Will the Libertarian Party be a factor in this year's presidential race? It's a long shot, but this is not the election year to assume that there are any certainties.

In the wake of the party's Memorial Day weekend convention in Orlando that nominated Gary Johnson as its presidential candidate for the second straight election year, three polls show the Libertarian ticket attracting 10-11 percent of the vote in a three-way race with Republican Donald Trump and Democrat Hillary Clinton, both of whom have high disapproval ratings. Mr. Johnson won just under 1 percent of the presidential vote in 2012, and 10 percent would put him in potential spoiler territory. Fifteen percent would get him into the fall debates.

The 750 delegates who attended the Libertarian convention raised a formidable ruckus. It was assumed that Mr. Johnson would get the nomination but his choice of former Massachusetts Governor William Weld as his running mate angered many and forced Mr. Johnson to swat aside five challengers.

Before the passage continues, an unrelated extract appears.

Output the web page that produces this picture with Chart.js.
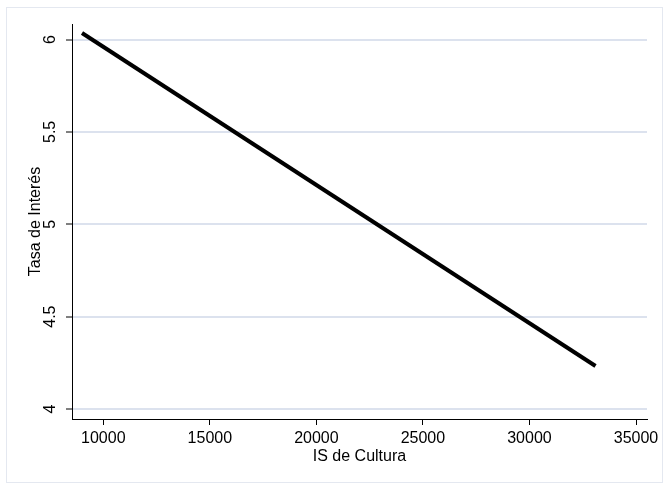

Mr. Weld's main crime was that as of a week before the convention he was still a Republican, prompting opponents to understandably question his loyalty to his new-found party. One declared that he "sold his soul to the GOP." Another asserted he had "violated the Constitution," though it was not clear how. A failed Libertarian presidential candidate referred unkindly to Mr. Weld's "multiple business ventures that failed and multiple novels that failed." Mr. Weld is more corporate lawyer than businessman, though it is true that as a novelist he has not approached Stephen King's sales numbers.


The former Bay State governor prevailed by a narrow 32 votes on the second ballot. "This is a national ticket," he told the delegates. "We can offer something meaningful and realistic to the country."

Indeed, until he lost his U.S. Senate bid to incumbent Democrat John Kerry in 1996, Mr. Weld was regarded as a potential national player. As governor, he pioneered the socially moderate, fiscally conservative model that many other Republicans, including then-New Mexico Governor Gary Johnson and current Massachusetts Governor Charlie Baker followed.

Witty and self-deprecating, Mr. Weld is a good campaigner. He has varied interests, high among them rock 'n' roll, which makes him unusual among more typical navel-gazing politicians.

Ironically, the Johnson-Weld ticket may have national appeal for the same reasons the duo angered so many Libertarians. Mr. Weld was criticized at the convention for his longtime support of gun control, which most Americans share according to polls. Mr. Johnson was booed for supporting driver's licenses and for saying he would have signed the 1964 Civil Rights Act. There are far more Democrats, Republicans and unenrolled voters than there are Libertarians, and Johnson and Weld may appeal to them as an alternative.

The Libertarians' anti-government stance is akin to that of the Republicans, and the ticket is more likely to take votes away from the GOP than Democrats. Like Mr. Weld, Mr. Johnson was a Republican before dropping out of the GOP presidential race in 2012 and joining the Libertarians. Mr. Johnson felt obligated to assure convention delegates that "I'm not Republican lite." Disaffected supporters of Democratic presidential candidate Bernie Sanders could find the Libertarian ticket appealing, in part because of the party's long-held opposition to military interventionism.

The former Massachusetts governor has made it clear that his disgust with the emergence of Donald Trump as the Republican presidential candidate was a primary motivator for his successful pursuit of the second spot on the Libertarian Party ticket. Craven political hacks like House Speaker Paul Ryan are falling in line behind their bigoted, bullying standard-bearer, but Mr. Weld is one Republican who won't surrender his principles. Presumably there are many Republican voters who feel the same way and may give a serious look to the Johnson-Weld ticket.